SCANDALO LEGA: I DURI E PURI CON LE COSCHE, ECCO L’ASSE REGGIO CALABRIA-MILANO
IL CLAN DE STEFANO, GRAZIE ALLA MEDIAZIONE DELLE FAMIGLIE DELLA LOCRIDE, HA PORTATO I SUOI AFFARI AL NORD… FINO A INCONTRARE INVESTITORI IN CAMICIA VERDE
Da una parte gli uomini della Lega e i loro intrallazzi nella gestione dei rimborsi elettorali.
Dall’altra le società ed i business milionari dei clan De Stefano.
In mezzo, a fare da anello di congiunzione tra i due mondi, una serie di ambigui “procacciatori d’affari” capaci di muoversi in paludi d’ogni genere. Sono proprio le nebbie di questa sorta di terra di mezzo ad avere attirato l’attenzione delle indagini calabresi sul ruolo che Francesco Belsito potrebbe avere avuto in un pasticcio che coinvolge ‘ndranghetisti, broker e politici del Carroccio.
Per il pm della Dda reggina, Giuseppe Lombardo, è plausibile che il punto di contatto tra ‘ndrine e Lega sia rappresentato proprio dai faccendieri che gestivano affari sia per conto della criminalità organizzata calabrese che per i duri e puri di Umberto Bossi.
Stessi fini, identiche tecniche. Con l’obiettivo di ripulire e rigenerare soldi provenienti da affari loschi.
Mazzette e rimborsi elettorali da una parte capitali frutto di estorsioni e grandi traffici dall’altra.
A fare da collante personaggi come Romolo Girardelli e l’avvocato (che poi avvocato non è) Bruno Mafrici.
Per i magistrati Girardelli, un procacciatore di business in odore di ‘ndrangheta. “L’ammiraglio”, come lo chiamavano nell’ambiente, nel 2002 era stato indagato per associazione di stampo mafioso.
Gli investigatori lo ritengono vicino ai vertici del clan De Stefano, famiglia potentissima della città dello Stretto con interessi in Liguria e Francia.
Una figura simile a quella di Mafrici, consulente a tutto campo, con una laurea in giurisprudenza e una tessera da consulente del Consiglio dei Ministri ai tempi in cui Belsito era sottosegretario del Ministero della semplificazione normativa.
Entrambi sono legati poi a un personaggio chiave che compare in diverse inchieste dell’antimafia.
Si tratta di Paolo Martino cugino di Peppe De Stefano, boss indiscusso del clan più moderno e potente delle cosche della ‘ndrangheta.
Martino ha già pagato un omicidio commesso da minorenne a Reggio Calabria negli anni in cui imperversava la guerra dI mafia.
Uscito dal carcere, secondo alcune inchieste si sarebbe trasferito a Milano, dove si sarebbe occupato per conto della “famiglia” di molti affari.
Accuse che Martino ha respinto durante un recente interrogatorio davanti al Gip di Milano Giuseppe Gennari che lo ha fatto arrestare a seguito dell’inchiesta “Redux – Caposaldo”.
Quello che Martino non può negare sono i legami con i De Stefano.

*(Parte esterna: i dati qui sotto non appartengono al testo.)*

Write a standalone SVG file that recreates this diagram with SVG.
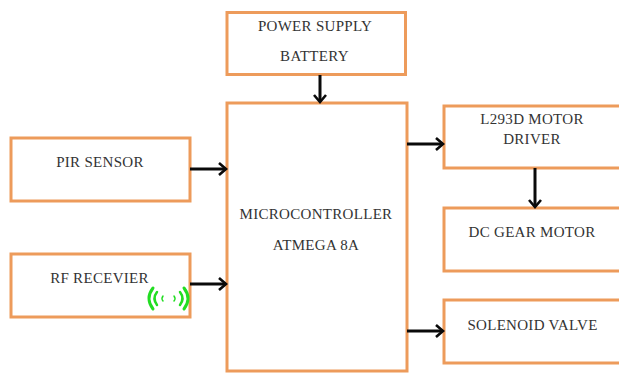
<svg xmlns="http://www.w3.org/2000/svg" width="619" height="373" viewBox="0 0 619 373">
<style>
.box{fill:#fff;stroke:#ED9B5B;stroke-width:3}
.t{font-family:"Liberation Serif",serif;font-size:15px;letter-spacing:.3px;fill:#333;text-anchor:middle}
.c{fill:none;stroke:#0a0a0a;stroke-width:3}
.w{fill:none;stroke:#22DD22;stroke-linecap:round}
</style>
<defs>
<marker id="a" markerUnits="userSpaceOnUse" markerWidth="14" markerHeight="16" refX="11" refY="8" orient="auto">
<path d="M4 2L11 8L4 14" fill="none" stroke="#0a0a0a" stroke-width="2.6"/>
</marker>
</defs>
<rect width="619" height="373" fill="#fff"/>
<g id="power"><rect class="box" x="227" y="12.500" width="178.500" height="62"/>
<text class="t" x="315" y="31">POWER SUPPLY</text><text class="t" x="314.500" y="61">BATTERY</text></g>
<g id="mcu"><rect class="box" x="227" y="103" width="180" height="268"/>
<text class="t" x="316" y="219">MICROCONTROLLER</text><text class="t" x="316" y="250">ATMEGA 8A</text></g>
<g id="pir"><rect class="box" x="11" y="138" width="179" height="63"/>
<text class="t" x="100" y="167">PIR SENSOR</text></g>
<g id="rf"><rect class="box" x="11" y="254" width="179" height="63"/>
<text class="t" x="99.500" y="283">RF RECEVIER</text>
<path class="w" stroke-width="3" d="M153 288Q145 298.500 153 309M184 288Q192 298.500 184 309"/>
<path class="w" stroke-width="2.500" d="M157 292Q152 298.500 157 305M180 292Q185 298.500 180 305"/>
<path class="w" stroke-width="1.500" d="M163 296Q161 298.500 163 301M174 296Q176 298.500 174 301"/></g>
<g id="driver"><rect class="box" x="444" y="106" width="177" height="62"/>
<text class="t" x="532" y="124">L293D MOTOR</text><text class="t" x="532" y="144">DRIVER</text></g>
<g id="dc"><rect class="box" x="444" y="208" width="177" height="63"/>
<text class="t" x="532" y="237">DC GEAR MOTOR</text></g>
<g id="valve"><rect class="box" x="444" y="300" width="177" height="63"/>
<text class="t" x="532.500" y="330">SOLENOID VALVE</text></g>
<g id="connectors">
<path class="c" marker-end="url(#a)" d="M320 75V102"/>
<path class="c" marker-end="url(#a)" d="M190 169H226"/>
<path class="c" marker-end="url(#a)" d="M190 284H226"/>
<path class="c" marker-end="url(#a)" d="M407 144H443"/>
<path class="c" marker-end="url(#a)" d="M407 331H443"/>
<path class="c" marker-end="url(#a)" d="M535 168V207"/>
</g>
</svg>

Una dinastia di ‘ndrangheta considerata l’èlite dell’organizzazione.
L’uccisione del vecchio patriarca, don Paolino De Stefano, il 13 ottobre del 1985, portò ad una guerra di mafia che fino al 1991 portò a contare tra i 700 e gli 800 morti a Reggio Calabria e provincia.
Una mattanza che si chiuse soltanto dopo un difficilissima mediazione da parte dei boss di vertice dei mandamenti della Tirrenica e della Locride.
Da allora la ‘ndrangheta reggina è cresciuta e prosperata, anche grazie al ruolo dei De Stefano.
Una famiglia, dicono i pentiti, “che gestiva i rapporti con la politica, la massoneria e l’economia”.
A loro era demandato “il contatto con ambienti istituzionali”, insomma “con la gente che conta”.
Così la cosca è cresciuta a dismisura, fino a sedere ai tavoli della “Reggio bene” e, molto probabilmente, anche della “Milano da bere”.
In questa ottica, sempre secondo le inchieste del Pm Giuseppe Lombardo, la chiave d’accesso ad alcuni ambienti è rappresentata da uomini come Martino e Girardelli, mentre avvocati come Mafrici – questo il sospetto – sarebbero arrivati in Lombardia per tenere d’occhio gli affari di società e aziende riconducibili, più o meno direttamente, alle famiglie calabresi.